The Power of Picture Books

Jinx Watson, Dolly Parton’s Imagination Library Blue Ribbon Book Selection Committee Member
November 2, 2015
Guest blogger: Jinx Watson
We have no toys or games on the market that do what beautifully designed picture books do!
 
Picture books engage the cognitive capacities of the youngest infant: they offer sounds in words, sentences, and paragraphs. These literacy units offer all of the English sound delights, including alliteration, onomatopoeia and subtlety.  Remember, “Max made mischief” [Where the Wild Things Are by Maurice Sendak]. Recall Peter [Peter Rabbit by Beatrice Potter] hearing McGregor’s hoe sounding, “scr-r-ritch, scratch, scratch, scritch…” "How do you expect to walk home with your loafers full of split pea soup?" says the wonderful friend, Martha, to George [from George and Martha by James Marshall]. The text in the good books we read offers all the possibilities of the rich English language. Most often, it is not the syntax we speak daily to each other: “What did you do, today?” “Nothing much.” As an infant through the oldest listener hears these pages read aloud, he and she conjures up visions, pictures, scenes and worlds comparable to the one they know, or so different, that they open new worlds of possibilities. And better yet, they begin using some of the words and phrases they have heard in their books. Vocabularies expand at an exponential rate by listening to good picture books!

As listeners hear the words, they see the visions in the pages. At that point, they often try to slow the reading down. They soak up the art of illustrators who have used every style of painting or drawing appropriate to the text they have written or which they have been handed by the publisher. The style of expressionism can show up as a cartoon, seen in Jon Agee’s work, among others. Folk art is seen in Marcia Brown’s work; representational or realistic work is best illustrated by the work of Jerry Pinkney. Surreal or abstract art is found with Anthony Browne. All of these artists are award-winners not only in the field of literature but also in the field of art. Picture books offer children a museum of the finest art.

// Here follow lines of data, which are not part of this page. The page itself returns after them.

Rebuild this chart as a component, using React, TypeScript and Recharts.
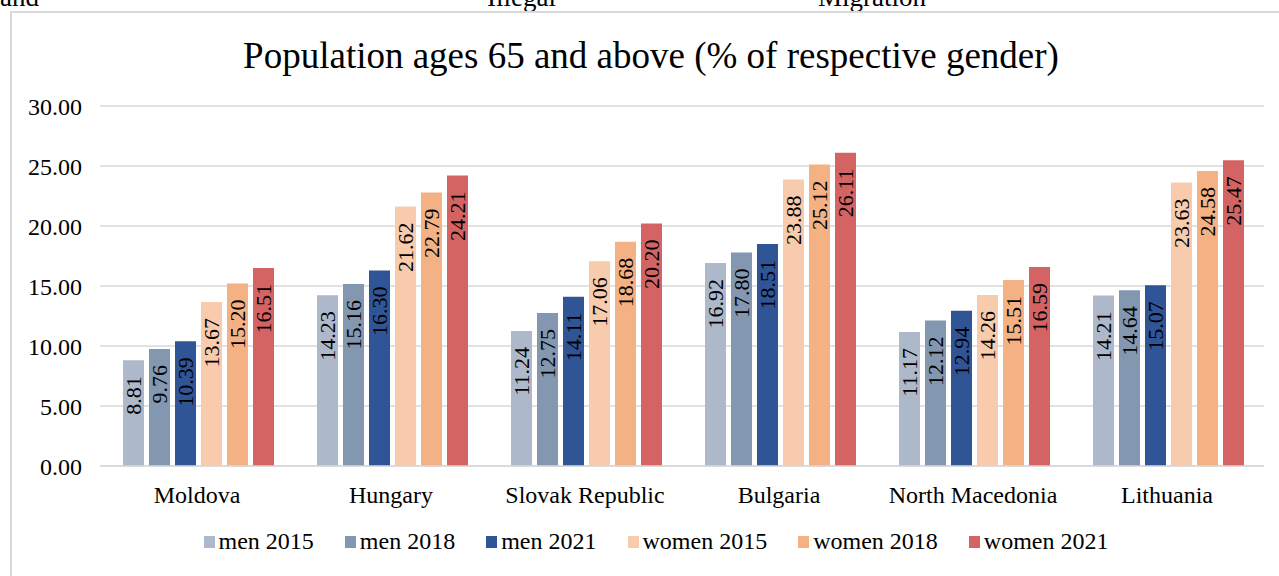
import { BarChart, Bar, XAxis, YAxis, CartesianGrid, Legend, LabelList } from 'recharts';

const countries = ['Moldova', 'Hungary', 'Slovak Republic', 'Bulgaria', 'North Macedonia', 'Lithuania'];
const men2015 = [8.81, 14.23, 11.24, 16.92, 11.17, 14.21];
const men2018 = [9.76, 15.16, 12.75, 17.8, 12.12, 14.64];
const men2021 = [10.39, 16.3, 14.11, 18.51, 12.94, 15.07];
const women2015 = [13.67, 21.62, 17.06, 23.88, 14.26, 23.63];
const women2018 = [15.2, 22.79, 18.68, 25.12, 15.51, 24.58];
const women2021 = [16.51, 24.21, 20.2, 26.11, 16.59, 25.47];
const yTicks = [0, 5, 10, 15, 20, 25, 30];

const series = [
  { key: 'men2015', name: 'men 2015', color: '#adb9ca' },
  { key: 'men2018', name: 'men 2018', color: '#8497b0' },
  { key: 'men2021', name: 'men 2021', color: '#2f5597' },
  { key: 'women2015', name: 'women 2015', color: '#f8cbad' },
  { key: 'women2018', name: 'women 2018', color: '#f4b183' },
  { key: 'women2021', name: 'women 2021', color: '#d46464' },
];

const data = countries.map((c, i) => ({
  country: c,
  men2015: men2015[i],
  men2018: men2018[i],
  men2021: men2021[i],
  women2015: women2015[i],
  women2018: women2018[i],
  women2021: women2021[i],
}));

const FONT = '"Liberation Serif", "Times New Roman", serif';

// rotated value label, reads bottom-to-top, ends just below the bar top
const VLabel = (props: any) => {
  const { x, y, width, value } = props;
  const cx = x + width / 2;
  const ty = y + 16;
  return (
    <text
      x={cx}
      y={ty}
      transform={`rotate(-90 ${cx} ${ty})`}
      textAnchor="end"
      dominantBaseline="central"
      fontSize={22}
      fontFamily={FONT}
      fill="#000"
    >
      {Number(value).toFixed(2)}
    </text>
  );
};

const LegendContent = () => (
  <div style={{ display: 'flex', justifyContent: 'center', gap: 31, fontFamily: FONT, fontSize: 24, color: '#000', marginLeft: 33 }}>
    {series.map(s => (
      <div key={s.key} style={{ display: 'flex', alignItems: 'center' }}>
        <span style={{ width: 11, height: 12, background: s.color, display: 'inline-block', marginRight: 4 }} />
        <span>{s.name}</span>
      </div>
    ))}
  </div>
);

export default function App() {
  return (
    <div style={{ position: 'fixed', left: 0, top: 0, width: 1279, height: 576, overflow: 'hidden', background: '#fff' }}>
      {/* bits of the document text above the chart */}
      <div style={{ position: 'absolute', top: -18, left: 0, width: 1279, fontFamily: FONT, fontSize: 27, color: '#000' }}>
        <span style={{ position: 'absolute', left: 0 }}>and</span>
        <span style={{ position: 'absolute', left: 487 }}>Illegal</span>
        <span style={{ position: 'absolute', left: 818 }}>Migration</span>
      </div>
      <div style={{ position: 'absolute', left: 10, top: 11, width: 1300, height: 600, border: '2px solid #d9d9d9', boxSizing: 'border-box' }} />
      <div style={{ position: 'absolute', top: 33, left: 0, width: 1302, textAlign: 'center', fontFamily: FONT, fontSize: 37, color: '#000', lineHeight: '46px' }}>
        Population ages 65 and above (% of respective gender)
      </div>
      <div style={{ position: 'absolute', left: 0, top: 0 }}>
        <BarChart
          width={1279}
          height={576}
          data={data}
          margin={{ top: 106, right: 15, bottom: 80, left: 0 }}
          barCategoryGap={23}
          barGap={5}
        >
          <CartesianGrid vertical={false} stroke="#d9d9d9" strokeWidth={1.5} />
          <XAxis
            dataKey="country"
            axisLine={{ stroke: '#d9d9d9', strokeWidth: 1.5 }}
            tickLine={false}
            tick={{ fontSize: 24, fontFamily: FONT, fill: '#000' }}
            tickMargin={14}
            height={30}
          />
          <YAxis
            domain={[0, 30]}
            ticks={yTicks}
            axisLine={false}
            tickLine={false}
            width={100}
            tickMargin={12}
            tickFormatter={(v: number) => v.toFixed(2)}
            tick={{ fontSize: 24, fontFamily: FONT, fill: '#000' }}
          />
          <Legend layout="horizontal" verticalAlign="middle" align="center" wrapperStyle={{ top: 528, left: 0, width: 1279 }} content={<LegendContent />} />
          {series.map(s => (
            <Bar key={s.key} dataKey={s.key} name={s.name} fill={s.color} isAnimationActive={false}>
              <LabelList dataKey={s.key} content={<VLabel />} />
            </Bar>
          ))}
        </BarChart>
      </div>
    </div>
  );
}
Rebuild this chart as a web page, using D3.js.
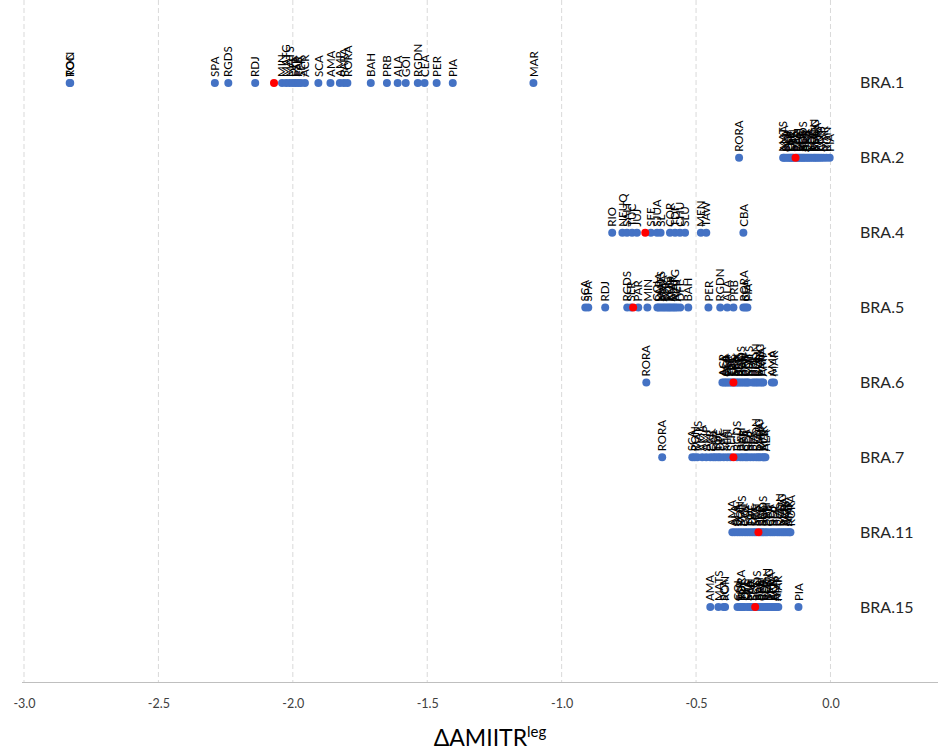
<html>
<head>
<meta charset="utf-8">
<style>
  body { margin: 0; background: #fff; }
  text { font-family: Lato, "Open Sans", sans-serif; }
</style>
</head>
<body>

<script src="https://d3js.org/d3.v7.min.js"></script>
<script>

    // region rows, top to bottom
    var regions = ["BRA.1", "BRA.2", "BRA.4", "BRA.5", "BRA.6", "BRA.7", "BRA.11", "BRA.15"];

    // red marker per row
    var brazilValue = [-2.07, -0.13, -0.689, -0.734, -0.361, -0.361, -0.268, -0.28];

    var xTicks = [-3.0, -2.5, -2.0, -1.5, -1.0, -0.5, 0.0];

    // [label, value] per row
    var bra1 = [["RON", -2.83], ["TOC", -2.828], ["SPA", -2.29], ["RGDS", -2.24], ["RDJ", -2.14],
        ["MIN", -2.04], ["MATG", -2.025], ["MATS", -2.012], ["DFE", -2.0], ["ESP", -1.99], ["PAR", -1.98],
        ["SER", -1.97], ["ACR", -1.955], ["SCA", -1.905], ["AMA", -1.86], ["AMP", -1.825], ["PARA", -1.81],
        ["RORA", -1.797], ["BAH", -1.71], ["PRB", -1.65], ["ALA", -1.61], ["GOI", -1.58], ["RGDN", -1.535],
        ["CEA", -1.51], ["PER", -1.465], ["PIA", -1.405], ["MAR", -1.105]];

    var bra2 = [["RORA", -0.34], ["MATS", -0.176], ["AMA", -0.172], ["SCA", -0.165], ["GOI", -0.158],
        ["ESP", -0.152], ["DFE", -0.147], ["SPA", -0.142], ["MIN", -0.138], ["PAR", -0.126], ["BAH", -0.12],
        ["SER", -0.114], ["ALA", -0.108], ["RGDS", -0.102], ["ACR", -0.097], ["PRB", -0.09], ["CEA", -0.084],
        ["RDJ", -0.078], ["TOC", -0.071], ["RGDN", -0.063], ["MATG", -0.057], ["PARA", -0.05], ["PER", -0.043],
        ["AMP", -0.035], ["MAR", -0.026], ["RON", -0.015], ["PIA", -0.003]];

    var bra4 = [["RIO", -0.812], ["NEUQ", -0.774], ["SALT", -0.757], ["TUC", -0.738], ["JUJ", -0.72],
        ["SFE", -0.668], ["SJUA", -0.645], ["SL", -0.632], ["COR", -0.597], ["TDF", -0.578], ["CHU", -0.56],
        ["SLU", -0.541], ["MEN", -0.482], ["TAW", -0.462], ["CBA", -0.324]];

    var bra5 = [["SCA", -0.912], ["SPA", -0.901], ["RDJ", -0.838], ["RGDS", -0.756], ["SER", -0.742],
        ["PAR", -0.715], ["MIN", -0.681], ["GOI", -0.644], ["PARA", -0.638], ["MATS", -0.63], ["AMA", -0.622],
        ["ESP", -0.615], ["TOC", -0.607], ["RON", -0.6], ["AMP", -0.593], ["MAR", -0.585], ["MATG", -0.578],
        ["ACR", -0.57], ["DFE", -0.559], ["BAH", -0.529], ["PER", -0.454], ["RGDN", -0.41], ["ALA", -0.384],
        ["PRB", -0.361], ["RORA", -0.324], ["CEA", -0.316], ["PIA", -0.309]];

    var bra6 = [["RORA", -0.685], ["ACR", -0.402], ["ALA", -0.396], ["SCA", -0.39], ["GOI", -0.385],
        ["ESP", -0.378], ["TOC", -0.372], ["DFE", -0.366], ["SPA", -0.358], ["MIN", -0.352], ["PAR", -0.346],
        ["SER", -0.34], ["RGDS", -0.333], ["BAH", -0.327], ["PRB", -0.32], ["CEA", -0.314], ["RDJ", -0.309],
        ["MATS", -0.304], ["PER", -0.29], ["PIA", -0.283], ["RGDN", -0.276], ["RON", -0.27], ["MATG", -0.262],
        ["PARA", -0.255], ["AMP", -0.25], ["AMA", -0.218], ["MAR", -0.21]];

    var bra7 = [["RORA", -0.626], ["SCA", -0.514], ["RON", -0.505], ["MATS", -0.495], ["AMA", -0.477],
        ["AMP", -0.462], ["PAR", -0.447], ["GOI", -0.436], ["ESP", -0.428], ["TOC", -0.418], ["DFE", -0.41],
        ["SPA", -0.397], ["MIN", -0.384], ["SER", -0.372], ["RGDS", -0.348], ["BAH", -0.335], ["PRB", -0.326],
        ["CEA", -0.316], ["RDJ", -0.309], ["PER", -0.298], ["PIA", -0.287], ["RGDN", -0.276], ["MATG", -0.268],
        ["PARA", -0.261], ["MAR", -0.252], ["ACR", -0.247], ["ALA", -0.242]];

    var bra11 = [["AMA", -0.365], ["ALA", -0.356], ["SCA", -0.346], ["RON", -0.337], ["MATS", -0.328],
        ["GOI", -0.318], ["ESP", -0.309], ["TOC", -0.3], ["DFE", -0.291], ["SPA", -0.283], ["MIN", -0.276],
        ["PAR", -0.262], ["SER", -0.255], ["RGDS", -0.25], ["BAH", -0.242], ["PRB", -0.235], ["CEA", -0.224],
        ["RDJ", -0.216], ["PER", -0.208], ["PIA", -0.198], ["RGDN", -0.19], ["MATG", -0.182], ["PARA", -0.175],
        ["ACR", -0.168], ["AMP", -0.16], ["MAR", -0.153], ["RORA", -0.149]];

    var bra15 = [["AMA", -0.447], ["MATS", -0.417], ["SCA", -0.398], ["RON", -0.392], ["GOI", -0.346],
        ["ESP", -0.338], ["RORA", -0.332], ["TOC", -0.328], ["DFE", -0.32], ["SPA", -0.309], ["MIN", -0.302],
        ["PAR", -0.295], ["SER", -0.287], ["RGDS", -0.274], ["BAH", -0.268], ["PRB", -0.261], ["CEA", -0.254],
        ["RDJ", -0.247], ["PER", -0.24], ["RGDN", -0.235], ["MATG", -0.228], ["PARA", -0.22], ["ACR", -0.213],
        ["ALA", -0.206], ["AMP", -0.2], ["MAR", -0.194], ["PIA", -0.119]];

    var rows = [bra1, bra2, bra4, bra5, bra6, bra7, bra11, bra15];

    var width = 940,
        height = 750;

    var svg = d3.select("body").append("svg").attr("width", width).attr("height", height);

    var x = d3.scaleLinear().domain([-3, 0.4]).range([24, 938]);
    var y = d3.scaleLinear().domain([0, 9]).range([682, 8]);

    function rowY(i) {
        return y(regions.length - i);
    }

    // dashed vertical gridlines
    svg.append("g").selectAll("line")
        .data(xTicks)
        .enter().append("line")
        .attr("x1", function (d) { return x(d); })
        .attr("x2", function (d) { return x(d); })
        .attr("y1", 0)
        .attr("y2", y(0))
        .attr("stroke", "#d9d9d9")
        .attr("stroke-width", 1)
        .attr("stroke-dasharray", "5,3");

    // bottom axis
    var axis = svg.append("g")
        .attr("transform", "translate(0," + y(0) + ")")
        .call(d3.axisBottom(x)
            .tickValues(xTicks)
            .tickSize(0)
            .tickPadding(17)
            .tickFormat(function (d) { return d.toFixed(1); }));

    axis.select(".domain").attr("stroke", "#bfbfbf").attr("d", "M22,0.5H938");
    axis.selectAll("text")
        .style("font-family", "Lato, 'Open Sans', sans-serif")
        .style("font-size", "12.5px")
        .attr("fill", "#404040");

    // axis title
    var title = svg.append("text")
        .attr("x", 490)
        .attr("y", 746)
        .attr("text-anchor", "middle")
        .attr("fill", "#000")
        .style("font-size", "23px");
    title.append("tspan").text("ΔAMIITR");
    title.append("tspan").attr("dy", -9).style("font-size", "15px").text("leg");

    // row labels
    svg.append("g").selectAll("text")
        .data(regions)
        .enter().append("text")
        .attr("x", 860)
        .attr("y", function (d, i) { return rowY(i); })
        .attr("dy", "0.35em")
        .attr("fill", "#262626")
        .style("font-size", "16px")
        .text(function (d) { return d; });

    // points and labels
    rows.forEach(function (row, i) {
        var g = svg.append("g");
        var cy = rowY(i);

        g.selectAll("circle")
            .data(row)
            .enter().append("circle")
            .attr("cx", function (d) { return x(d[1]); })
            .attr("cy", cy)
            .attr("r", 4)
            .attr("fill", "#4472c4");

        g.selectAll("text")
            .data(row)
            .enter().append("text")
            .attr("transform", function (d) {
                return "translate(" + x(d[1]) + "," + (cy - 6) + ") rotate(-90)";
            })
            .attr("dy", "0.36em")
            .attr("fill", "#000")
            .style("font-size", "11.5px")
            .text(function (d) { return d[0]; });

        g.append("circle")
            .attr("cx", x(brazilValue[i]))
            .attr("cy", cy)
            .attr("r", 4)
            .attr("fill", "#ff0000");
    });

</script>
</body>
</html>
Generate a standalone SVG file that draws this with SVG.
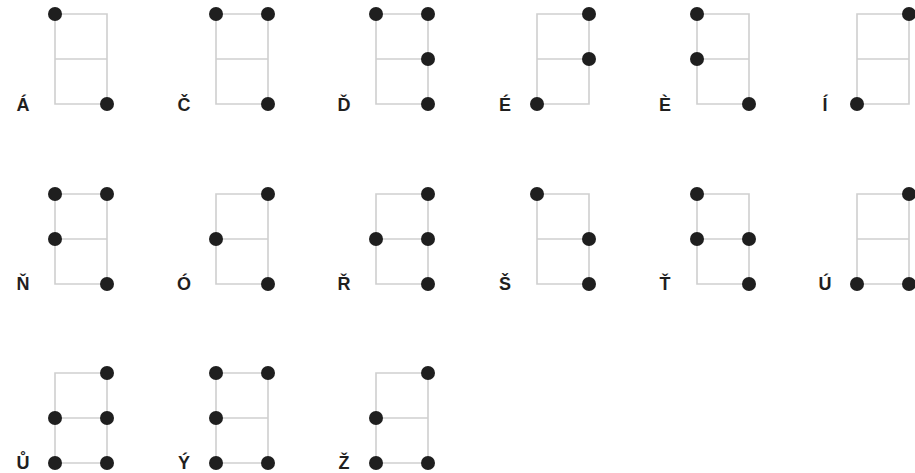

What do readers/listeners do with the richness of sound and sights in good picture books? They match what they hear to what they begin to see. They do simultaneous cognitive activities – they interpret on two levels: viewers and listeners must make a single narrative or story out of what they see in the picture with what they hear from their reader. Often, in great picture books, these narratives may be dissonant or different from each other. That is, the pictures may take on a life of their own, showing a story that is supplemental to the words of the story. In the 19th century, Randolph Caldecott, so notable that he inspired the American Librarian Association award for best-illustrated picture books, illustrated old and familiar nursery tales in much richer and fuller ways than what the simple text suggested. A wonderful question for teachers to ask students is, “What do the pictures tell us that the text does not?” And “What does the text say that the pictures do not?”

So, how do our children benefit from picture books? They learn to do two translations simultaneously: what they hear with what they see. It is a rich enterprise only found in being with a good picture book. No toy or game does what listening to a picture book can do for an early brain!    Often, we find 15 – 36 month old children wanting to have stories read over and over again. The Germans have a phrase called “function-lust” that refers to this developmental stage to want to repeat actions over and over. It is assumed that the littlest ones are practicing a mastery over the most elemental activities, whether it’s listening or doing. So, children who are used to being with picture books often want to scan deeply what is before them. The child who is acclimated to being with regular reading of picture books – for at least 20 minutes a day – can begin to do those interpretations and translations, no easy task! But, best of all, they begin to fall in love with reading and with the ancient form of entertainment -- story!